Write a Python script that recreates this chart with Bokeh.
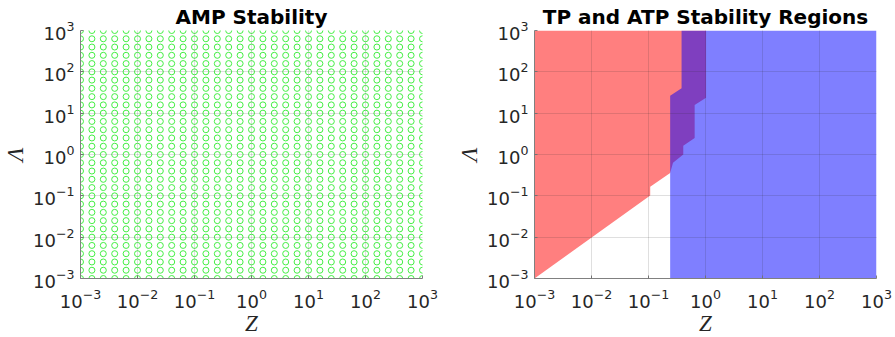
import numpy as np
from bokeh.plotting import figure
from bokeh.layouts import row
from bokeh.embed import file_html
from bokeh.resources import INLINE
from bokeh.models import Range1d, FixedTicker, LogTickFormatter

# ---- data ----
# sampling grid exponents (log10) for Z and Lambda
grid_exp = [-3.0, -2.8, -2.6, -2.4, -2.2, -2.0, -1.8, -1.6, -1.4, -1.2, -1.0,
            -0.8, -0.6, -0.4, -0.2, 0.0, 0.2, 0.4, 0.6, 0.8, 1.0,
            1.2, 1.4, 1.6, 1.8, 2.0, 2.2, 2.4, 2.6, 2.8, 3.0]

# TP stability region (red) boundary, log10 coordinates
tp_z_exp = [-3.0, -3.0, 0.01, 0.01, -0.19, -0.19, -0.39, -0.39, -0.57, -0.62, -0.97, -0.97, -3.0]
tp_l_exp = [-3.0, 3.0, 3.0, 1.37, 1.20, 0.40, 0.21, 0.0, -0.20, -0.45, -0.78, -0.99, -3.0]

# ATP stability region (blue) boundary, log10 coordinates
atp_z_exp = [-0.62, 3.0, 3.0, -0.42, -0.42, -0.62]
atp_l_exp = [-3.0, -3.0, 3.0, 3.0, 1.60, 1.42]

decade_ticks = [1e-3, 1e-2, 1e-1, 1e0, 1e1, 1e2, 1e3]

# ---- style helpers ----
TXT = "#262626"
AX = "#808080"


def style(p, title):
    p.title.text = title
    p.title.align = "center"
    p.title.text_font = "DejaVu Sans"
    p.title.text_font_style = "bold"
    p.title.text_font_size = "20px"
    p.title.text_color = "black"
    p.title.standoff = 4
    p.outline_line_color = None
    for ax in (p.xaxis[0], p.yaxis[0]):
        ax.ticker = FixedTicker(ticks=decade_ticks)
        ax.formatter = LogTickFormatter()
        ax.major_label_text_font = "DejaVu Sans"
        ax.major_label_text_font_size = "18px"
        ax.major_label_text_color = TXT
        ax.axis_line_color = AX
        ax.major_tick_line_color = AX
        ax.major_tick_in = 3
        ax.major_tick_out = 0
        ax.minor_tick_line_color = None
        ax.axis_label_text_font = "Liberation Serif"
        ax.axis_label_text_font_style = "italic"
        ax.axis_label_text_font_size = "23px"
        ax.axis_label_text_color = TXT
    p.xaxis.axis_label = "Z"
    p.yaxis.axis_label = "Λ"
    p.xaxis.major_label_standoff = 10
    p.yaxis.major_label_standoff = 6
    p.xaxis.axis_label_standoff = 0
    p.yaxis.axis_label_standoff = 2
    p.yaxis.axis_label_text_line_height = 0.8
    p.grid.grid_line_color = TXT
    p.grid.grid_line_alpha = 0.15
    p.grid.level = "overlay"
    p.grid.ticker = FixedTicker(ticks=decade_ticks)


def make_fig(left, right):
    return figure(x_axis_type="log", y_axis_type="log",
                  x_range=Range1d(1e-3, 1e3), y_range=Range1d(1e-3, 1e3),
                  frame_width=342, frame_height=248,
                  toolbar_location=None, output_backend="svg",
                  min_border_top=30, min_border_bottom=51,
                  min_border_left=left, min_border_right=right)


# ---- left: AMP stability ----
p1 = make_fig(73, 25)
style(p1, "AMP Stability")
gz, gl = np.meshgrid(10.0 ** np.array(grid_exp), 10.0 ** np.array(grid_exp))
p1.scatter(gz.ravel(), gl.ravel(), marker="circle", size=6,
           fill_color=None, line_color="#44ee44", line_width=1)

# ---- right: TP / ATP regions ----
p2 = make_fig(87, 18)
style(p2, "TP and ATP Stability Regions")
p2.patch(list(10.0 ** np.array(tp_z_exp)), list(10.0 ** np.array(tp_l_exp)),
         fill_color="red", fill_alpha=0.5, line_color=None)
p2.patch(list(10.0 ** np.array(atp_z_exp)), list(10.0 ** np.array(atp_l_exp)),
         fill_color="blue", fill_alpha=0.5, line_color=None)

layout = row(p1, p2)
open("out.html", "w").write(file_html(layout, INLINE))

» **TASK DETAILS**
Reproduce all of the material exactly, apart from the pictures.

» **ANSWER FOR THE TASK**
Write a Python script that recreates this chart with Bokeh.
import numpy as np
from bokeh.plotting import figure
from bokeh.layouts import row
from bokeh.embed import file_html
from bokeh.resources import INLINE
from bokeh.models import Range1d, FixedTicker, LogTickFormatter

# ---- data ----
# sampling grid exponents (log10) for Z and Lambda
grid_exp = [-3.0, -2.8, -2.6, -2.4, -2.2, -2.0, -1.8, -1.6, -1.4, -1.2, -1.0,
            -0.8, -0.6, -0.4, -0.2, 0.0, 0.2, 0.4, 0.6, 0.8, 1.0,
            1.2, 1.4, 1.6, 1.8, 2.0, 2.2, 2.4, 2.6, 2.8, 3.0]

# TP stability region (red) boundary, log10 coordinates
tp_z_exp = [-3.0, -3.0, 0.01, 0.01, -0.19, -0.19, -0.39, -0.39, -0.57, -0.62, -0.97, -0.97, -3.0]
tp_l_exp = [-3.0, 3.0, 3.0, 1.37, 1.20, 0.40, 0.21, 0.0, -0.20, -0.45, -0.78, -0.99, -3.0]

# ATP stability region (blue) boundary, log10 coordinates
atp_z_exp = [-0.62, 3.0, 3.0, -0.42, -0.42, -0.62]
atp_l_exp = [-3.0, -3.0, 3.0, 3.0, 1.60, 1.42]

decade_ticks = [1e-3, 1e-2, 1e-1, 1e0, 1e1, 1e2, 1e3]

# ---- style helpers ----
TXT = "#262626"
AX = "#808080"


def style(p, title):
    p.title.text = title
    p.title.align = "center"
    p.title.text_font = "DejaVu Sans"
    p.title.text_font_style = "bold"
    p.title.text_font_size = "20px"
    p.title.text_color = "black"
    p.title.standoff = 4
    p.outline_line_color = None
    for ax in (p.xaxis[0], p.yaxis[0]):
        ax.ticker = FixedTicker(ticks=decade_ticks)
        ax.formatter = LogTickFormatter()
        ax.major_label_text_font = "DejaVu Sans"
        ax.major_label_text_font_size = "18px"
        ax.major_label_text_color = TXT
        ax.axis_line_color = AX
        ax.major_tick_line_color = AX
        ax.major_tick_in = 3
        ax.major_tick_out = 0
        ax.minor_tick_line_color = None
        ax.axis_label_text_font = "Liberation Serif"
        ax.axis_label_text_font_style = "italic"
        ax.axis_label_text_font_size = "23px"
        ax.axis_label_text_color = TXT
    p.xaxis.axis_label = "Z"
    p.yaxis.axis_label = "Λ"
    p.xaxis.major_label_standoff = 10
    p.yaxis.major_label_standoff = 6
    p.xaxis.axis_label_standoff = 0
    p.yaxis.axis_label_standoff = 2
    p.yaxis.axis_label_text_line_height = 0.8
    p.grid.grid_line_color = TXT
    p.grid.grid_line_alpha = 0.15
    p.grid.level = "overlay"
    p.grid.ticker = FixedTicker(ticks=decade_ticks)


def make_fig(left, right):
    return figure(x_axis_type="log", y_axis_type="log",
                  x_range=Range1d(1e-3, 1e3), y_range=Range1d(1e-3, 1e3),
                  frame_width=342, frame_height=248,
                  toolbar_location=None, output_backend="svg",
                  min_border_top=30, min_border_bottom=51,
                  min_border_left=left, min_border_right=right)


# ---- left: AMP stability ----
p1 = make_fig(73, 25)
style(p1, "AMP Stability")
gz, gl = np.meshgrid(10.0 ** np.array(grid_exp), 10.0 ** np.array(grid_exp))
p1.scatter(gz.ravel(), gl.ravel(), marker="circle", size=6,
           fill_color=None, line_color="#44ee44", line_width=1)

# ---- right: TP / ATP regions ----
p2 = make_fig(87, 18)
style(p2, "TP and ATP Stability Regions")
p2.patch(list(10.0 ** np.array(tp_z_exp)), list(10.0 ** np.array(tp_l_exp)),
         fill_color="red", fill_alpha=0.5, line_color=None)
p2.patch(list(10.0 ** np.array(atp_z_exp)), list(10.0 ** np.array(atp_l_exp)),
         fill_color="blue", fill_alpha=0.5, line_color=None)

layout = row(p1, p2)
open("out.html", "w").write(file_html(layout, INLINE))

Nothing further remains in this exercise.